Еще один эпизод, который на поверхностный взгляд может говорить об особой близости Сталина и Малиновского, относится к февралю 1913 г. «Чудесный грузин» только что вернулся в Петербург из Вены, где сочинял с помощью Н.И.Бухарина статью «Марксизм и национальный вопрос», и как раз в это время был арестован П.Л.Лапинский, недавно приехавший в Петербург из Варшавы помогать депутату IV Государственной думы рабочему Е.И.Ягелло. Кандидат ППС-левицы Ягелло был избран в Думу при поддержке Бунда, польские же социал-демократы были против, поэтому в думскую социал-демократическую фракцию его приняли после долгих споров (возражали большевики), на компромиссных условиях — с решающим голосом в вопросах думской работы и с совещательным — во внутрипартийных. По свидетельству Лидии Дан, это был совершенно ничтожный, политически неразвитый человек, с ним было «много возни», так как он плохо говорил по-русски. Малиновский старался подружиться с Ягелло, используя знание польского языка, но, как и другие депутаты-большевики, он не был заинтересован в усилении меньшевистской части фракции и, следовательно, в активности Ягелло.

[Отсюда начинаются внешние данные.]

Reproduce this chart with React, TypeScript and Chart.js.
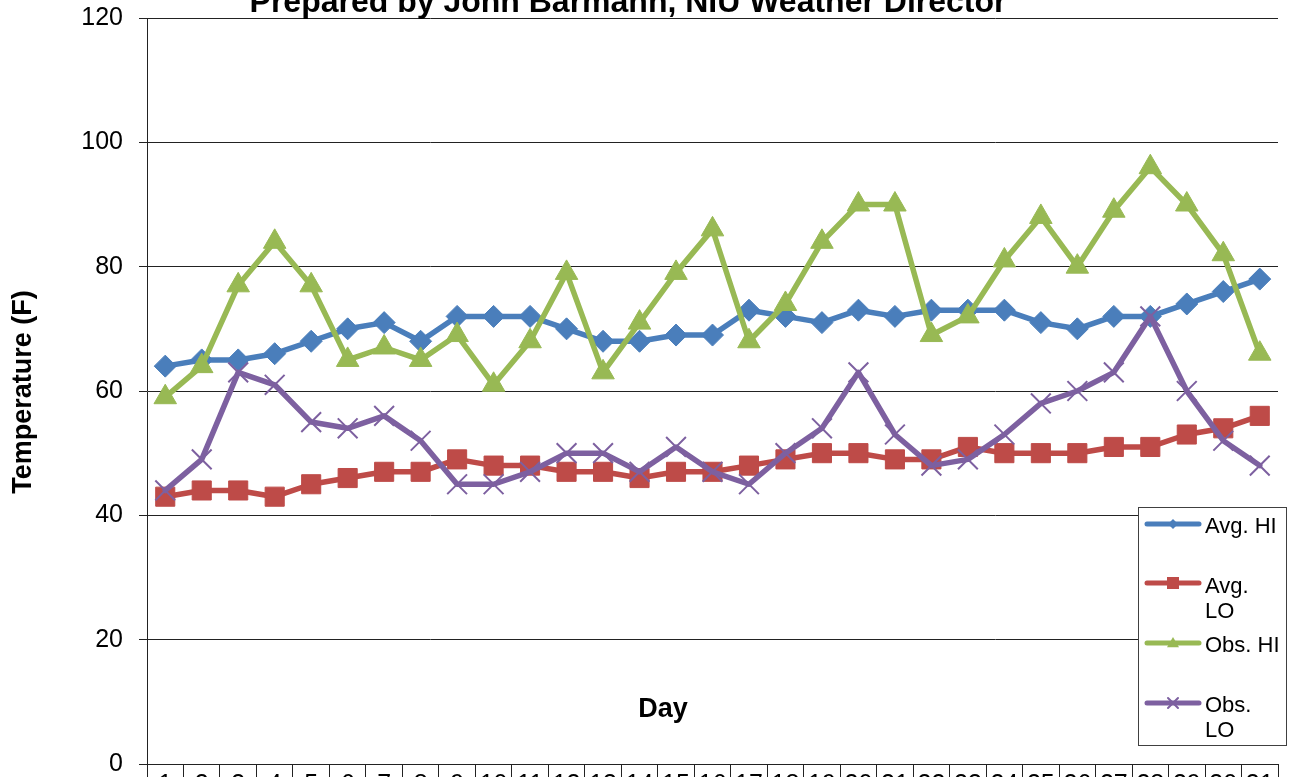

Неудивительно, что после ареста Лапинского и получения Лидией Дан анонимного письма, в котором говорилось, что Лапинский «пал жертвой доноса ваших друго-врагов», у некоторых меньшевиков появились сомнения насчет Малиновского. Тогда-то Сталин, известный меньшевикам как Васильев (между собой они называли еще «Иоська Корявый»), «в разговоре довольно отрывочном» с Л.Дан потребовал «прекращения «травли» и грозил, уже не помню чем, если «это» не прекратится»[342]
. Однако совершенно очевидно, что Сталин заступался за Малиновского не как его приятель, а как член ленинского ЦК, ответственный за работу депутатов-большевиков и «Правды». Деятельность Малиновского в Думе только начиналась, петербургские большевики ему вполне доверяли.Противоречит всему, что известно о практике «секретного сотрудничества» и восходящее к А.Орлову утверждение противоположного свойства: Сталин то ли догадался о провокаторстве Малиновского, то ли подозревая его, но так как сам был провокатором, не мог стерпеть «чужое лидерство». Желая «отодвинуть» соперника и «занять ведущее место главного агента», он донес товарищу министра внутренних дел Золотареву на Малиновского, сообщив, что, судя по его поведению на Краковском совещании, тот «предан не царскому правительству, а большевистской партии»[343]
. Но инструкция о внутренней агентуре исключала возможность знания одного секретного сотрудника о других, а свои догадки на этот счет они оставляли при себе. Тем более не признавалась допустимой совместная агентурная работа двух секретных сотрудников. Наконец, словосочетание «большевистская партия» никто в те времена не употреблял — ни большевики, ни охранники.Напомним для сравнения: Малиновский тоже кое-кого подозревал — А.С.Романова (справедливо), В.Н.Лобову (ошибочно), но соперниками их не считал и не думал доносить на них полицейскому начальству. Инстинкт самосохранения подсказывал противоположную тактику: разжигать подозрения в партийной среде, хотя бы и в отношении лиц, заведомо непричастных к провокаторству. Так поступал Малиновский — и не только он.
Не представляет чего-то необычного и реальный документ — письмо Сталина Малиновскому из туруханской ссылки (январь 1914 г.), в котором он жаловался на материальную нужду и про-сил прислать денег. В думскую фракцию обращались за помощью и другие ссыльные (в письме упоминается так называемый фонд репрессивных). Письмо действительно «теплое, дружественное», однако никакого подтекста в нем не обнаруживается; по существу, это не письмо лично Малиновскому: Сталин одновременно обращался с той же просьбой к Петровскому, Бадаеву и к своему земляку Чхеидзе, не взирая на его меньшевизм[344]
. Да и сами ссыльные, какими бы не были фракционные и личные отношения между ними, считали своим моральным долгом оказывать нуждающимся материальную помощь. Так, меньшевичка Лидия Дан, будучи в 1915 г. в минусинской ссылке и получив от другого ссыльного-меньшевика Бориса Николаевского сообщение о том, что Иосиф Джугашвили сильно нуждается, отослала ему посылку. Правда, она не знала тогда, что это и есть знакомый ей по Петербургу Васильев, но то, что Джугашвили причастен к тифлисской экспроприации 1907 г., ее не остановило[345].